Most importantly, however, every state that decides to join ERIC must promise to reach out to all the eligible voters who aren’t registered that it finds when looking at all this data, making sure that election officials don’t forget that their main goal is to get as many people involved in the electoral process as possible. These mandated outreach efforts registered over 700,000 people as of the end of last year, according to the latest data from David Becker at Pew Charitable Trusts. “We expect that number to increase significantly, as many other states have joined this year,” he told MTV News. “This means that ERIC states will likely reach out to more than 10 million eligible voters to encourage them to register.”

Lindbeck would like all 50 states to get involved in this system eventually, but like everything that has to do with election administration in America, it’s not that easy.

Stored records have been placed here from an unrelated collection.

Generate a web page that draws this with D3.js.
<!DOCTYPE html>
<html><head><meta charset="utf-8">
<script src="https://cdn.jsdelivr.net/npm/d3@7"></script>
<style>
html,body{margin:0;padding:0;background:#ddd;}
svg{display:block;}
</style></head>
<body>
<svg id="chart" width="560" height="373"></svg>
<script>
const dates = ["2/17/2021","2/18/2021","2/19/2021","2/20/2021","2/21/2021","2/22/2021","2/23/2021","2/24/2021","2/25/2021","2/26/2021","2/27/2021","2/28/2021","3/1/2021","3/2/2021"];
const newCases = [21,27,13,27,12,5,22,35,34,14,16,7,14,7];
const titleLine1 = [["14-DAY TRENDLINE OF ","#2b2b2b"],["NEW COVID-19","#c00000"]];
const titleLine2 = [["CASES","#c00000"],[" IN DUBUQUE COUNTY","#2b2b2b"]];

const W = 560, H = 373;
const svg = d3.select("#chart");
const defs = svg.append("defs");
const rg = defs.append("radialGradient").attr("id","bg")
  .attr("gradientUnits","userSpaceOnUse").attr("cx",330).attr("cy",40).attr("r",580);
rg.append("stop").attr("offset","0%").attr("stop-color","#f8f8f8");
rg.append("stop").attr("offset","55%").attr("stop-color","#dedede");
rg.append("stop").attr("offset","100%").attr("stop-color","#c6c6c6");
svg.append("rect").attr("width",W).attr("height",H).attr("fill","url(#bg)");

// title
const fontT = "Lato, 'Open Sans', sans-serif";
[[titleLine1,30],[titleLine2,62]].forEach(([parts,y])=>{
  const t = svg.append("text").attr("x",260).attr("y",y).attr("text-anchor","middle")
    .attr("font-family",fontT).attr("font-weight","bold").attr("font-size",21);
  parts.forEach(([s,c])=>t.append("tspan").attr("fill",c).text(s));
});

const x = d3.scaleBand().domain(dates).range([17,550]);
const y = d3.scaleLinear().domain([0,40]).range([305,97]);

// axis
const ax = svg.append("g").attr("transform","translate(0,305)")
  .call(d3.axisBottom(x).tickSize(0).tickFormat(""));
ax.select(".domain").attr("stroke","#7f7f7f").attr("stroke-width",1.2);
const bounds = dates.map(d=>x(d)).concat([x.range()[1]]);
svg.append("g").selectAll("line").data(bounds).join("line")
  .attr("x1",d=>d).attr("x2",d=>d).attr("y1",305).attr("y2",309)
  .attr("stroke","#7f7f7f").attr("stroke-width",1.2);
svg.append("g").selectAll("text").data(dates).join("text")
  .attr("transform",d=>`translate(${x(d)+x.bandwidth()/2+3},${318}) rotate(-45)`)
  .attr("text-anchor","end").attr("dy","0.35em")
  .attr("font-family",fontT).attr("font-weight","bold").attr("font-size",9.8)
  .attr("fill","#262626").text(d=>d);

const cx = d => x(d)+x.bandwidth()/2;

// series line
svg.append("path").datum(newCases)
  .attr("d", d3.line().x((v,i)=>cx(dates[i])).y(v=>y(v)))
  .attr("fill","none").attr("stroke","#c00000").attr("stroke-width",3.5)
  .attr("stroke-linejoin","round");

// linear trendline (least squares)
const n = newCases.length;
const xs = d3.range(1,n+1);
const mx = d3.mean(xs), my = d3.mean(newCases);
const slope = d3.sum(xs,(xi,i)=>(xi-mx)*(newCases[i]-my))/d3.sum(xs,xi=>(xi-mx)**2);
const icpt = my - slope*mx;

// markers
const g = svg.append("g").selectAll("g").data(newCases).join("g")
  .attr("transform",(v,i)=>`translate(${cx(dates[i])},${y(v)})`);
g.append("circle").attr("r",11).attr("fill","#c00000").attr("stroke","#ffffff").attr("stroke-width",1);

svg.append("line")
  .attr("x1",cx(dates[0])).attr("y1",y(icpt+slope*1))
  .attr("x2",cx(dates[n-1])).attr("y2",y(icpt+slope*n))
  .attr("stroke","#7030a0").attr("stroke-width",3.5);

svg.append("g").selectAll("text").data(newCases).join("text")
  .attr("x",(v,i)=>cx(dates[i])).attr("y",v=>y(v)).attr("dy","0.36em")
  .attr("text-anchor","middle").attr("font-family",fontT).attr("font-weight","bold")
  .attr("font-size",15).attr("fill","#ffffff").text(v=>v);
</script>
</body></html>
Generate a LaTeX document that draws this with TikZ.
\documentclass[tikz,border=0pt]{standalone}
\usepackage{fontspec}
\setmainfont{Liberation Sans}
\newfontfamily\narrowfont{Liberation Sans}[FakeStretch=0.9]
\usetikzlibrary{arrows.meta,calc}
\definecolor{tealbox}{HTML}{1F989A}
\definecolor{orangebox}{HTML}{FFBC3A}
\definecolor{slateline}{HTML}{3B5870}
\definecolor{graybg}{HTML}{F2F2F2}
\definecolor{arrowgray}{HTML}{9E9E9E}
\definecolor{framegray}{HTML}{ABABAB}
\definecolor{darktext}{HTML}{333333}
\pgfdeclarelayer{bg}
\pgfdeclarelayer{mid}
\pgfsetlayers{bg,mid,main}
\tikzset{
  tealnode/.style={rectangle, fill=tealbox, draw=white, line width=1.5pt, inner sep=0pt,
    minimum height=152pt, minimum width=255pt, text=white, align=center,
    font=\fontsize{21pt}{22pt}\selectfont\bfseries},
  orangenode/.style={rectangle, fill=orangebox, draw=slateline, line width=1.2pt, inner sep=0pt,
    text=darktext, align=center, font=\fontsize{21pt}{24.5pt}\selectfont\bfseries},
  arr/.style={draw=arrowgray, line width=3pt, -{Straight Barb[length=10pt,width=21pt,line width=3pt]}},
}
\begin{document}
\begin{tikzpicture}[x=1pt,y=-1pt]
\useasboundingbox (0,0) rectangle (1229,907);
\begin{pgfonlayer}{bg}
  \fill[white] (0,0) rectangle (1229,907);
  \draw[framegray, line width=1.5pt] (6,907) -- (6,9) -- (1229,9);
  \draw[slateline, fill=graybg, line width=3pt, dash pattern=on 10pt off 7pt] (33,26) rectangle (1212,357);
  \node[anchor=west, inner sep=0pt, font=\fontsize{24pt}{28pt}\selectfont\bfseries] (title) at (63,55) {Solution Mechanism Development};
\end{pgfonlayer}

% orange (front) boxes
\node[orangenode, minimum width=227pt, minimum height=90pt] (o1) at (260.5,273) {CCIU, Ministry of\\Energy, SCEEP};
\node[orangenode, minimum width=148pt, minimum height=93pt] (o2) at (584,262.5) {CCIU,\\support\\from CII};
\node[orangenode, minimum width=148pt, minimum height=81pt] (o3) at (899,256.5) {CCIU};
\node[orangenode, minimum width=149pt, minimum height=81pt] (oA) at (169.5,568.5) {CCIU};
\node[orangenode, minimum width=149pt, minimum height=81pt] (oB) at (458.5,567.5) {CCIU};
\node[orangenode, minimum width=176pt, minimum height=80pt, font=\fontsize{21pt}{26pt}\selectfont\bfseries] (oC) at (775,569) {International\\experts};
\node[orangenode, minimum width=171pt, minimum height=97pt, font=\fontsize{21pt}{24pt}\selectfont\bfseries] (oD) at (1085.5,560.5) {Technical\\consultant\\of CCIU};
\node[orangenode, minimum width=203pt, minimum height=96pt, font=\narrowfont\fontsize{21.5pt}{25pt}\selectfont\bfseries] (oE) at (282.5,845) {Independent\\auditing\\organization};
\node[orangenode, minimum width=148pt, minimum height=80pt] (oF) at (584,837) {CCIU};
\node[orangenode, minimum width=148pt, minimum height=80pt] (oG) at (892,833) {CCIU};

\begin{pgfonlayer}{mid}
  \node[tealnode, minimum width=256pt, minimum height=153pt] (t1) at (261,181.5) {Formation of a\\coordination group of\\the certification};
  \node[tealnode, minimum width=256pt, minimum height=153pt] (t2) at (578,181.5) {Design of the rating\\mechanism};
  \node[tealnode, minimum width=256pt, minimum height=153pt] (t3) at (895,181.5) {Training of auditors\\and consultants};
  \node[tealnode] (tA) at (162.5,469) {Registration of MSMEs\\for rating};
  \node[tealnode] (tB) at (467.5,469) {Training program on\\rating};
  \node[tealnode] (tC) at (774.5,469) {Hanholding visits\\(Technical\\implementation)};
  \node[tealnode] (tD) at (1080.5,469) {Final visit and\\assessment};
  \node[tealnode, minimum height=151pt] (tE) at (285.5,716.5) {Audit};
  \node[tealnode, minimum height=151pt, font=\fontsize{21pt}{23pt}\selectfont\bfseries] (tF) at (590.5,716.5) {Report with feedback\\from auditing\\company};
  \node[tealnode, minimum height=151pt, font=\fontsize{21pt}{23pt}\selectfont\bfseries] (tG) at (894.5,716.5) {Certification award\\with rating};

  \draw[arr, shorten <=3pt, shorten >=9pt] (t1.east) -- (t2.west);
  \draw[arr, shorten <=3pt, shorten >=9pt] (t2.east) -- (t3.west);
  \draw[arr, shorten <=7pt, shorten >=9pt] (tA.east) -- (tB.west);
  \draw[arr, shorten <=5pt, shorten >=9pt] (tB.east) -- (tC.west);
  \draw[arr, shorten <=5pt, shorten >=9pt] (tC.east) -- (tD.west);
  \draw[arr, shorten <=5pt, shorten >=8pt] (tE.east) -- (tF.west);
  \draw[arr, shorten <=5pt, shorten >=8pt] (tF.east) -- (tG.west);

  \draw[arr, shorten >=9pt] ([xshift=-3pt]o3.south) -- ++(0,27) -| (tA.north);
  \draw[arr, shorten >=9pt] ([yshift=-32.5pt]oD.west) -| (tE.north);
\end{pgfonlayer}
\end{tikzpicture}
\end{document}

In many states, legislation must be passed before admission to ERIC is even possible. ERIC also has dues — the members share costs related to the program — which means spending money to save money. That can be a problem given how few resources are often devoted to elections, and how states are often focused on responding to the last crisis to hit voting (like long lines), rather than thinking ahead. Like many innovations in the business of elections, most of the important advances have been clustered in the same states — like Oregon, which has mail-in ballots, automatic voter registration, and is a member of ERIC — while other states haven’t made any of these changes, and are impossibly far behind. “You can’t change things fast,” Lindbeck says, “and it tests you. You just have to get up every day, keep doing a good job, and lead by example.”

This story has been updated to reflect Ohio's newly announced membership in ERIC.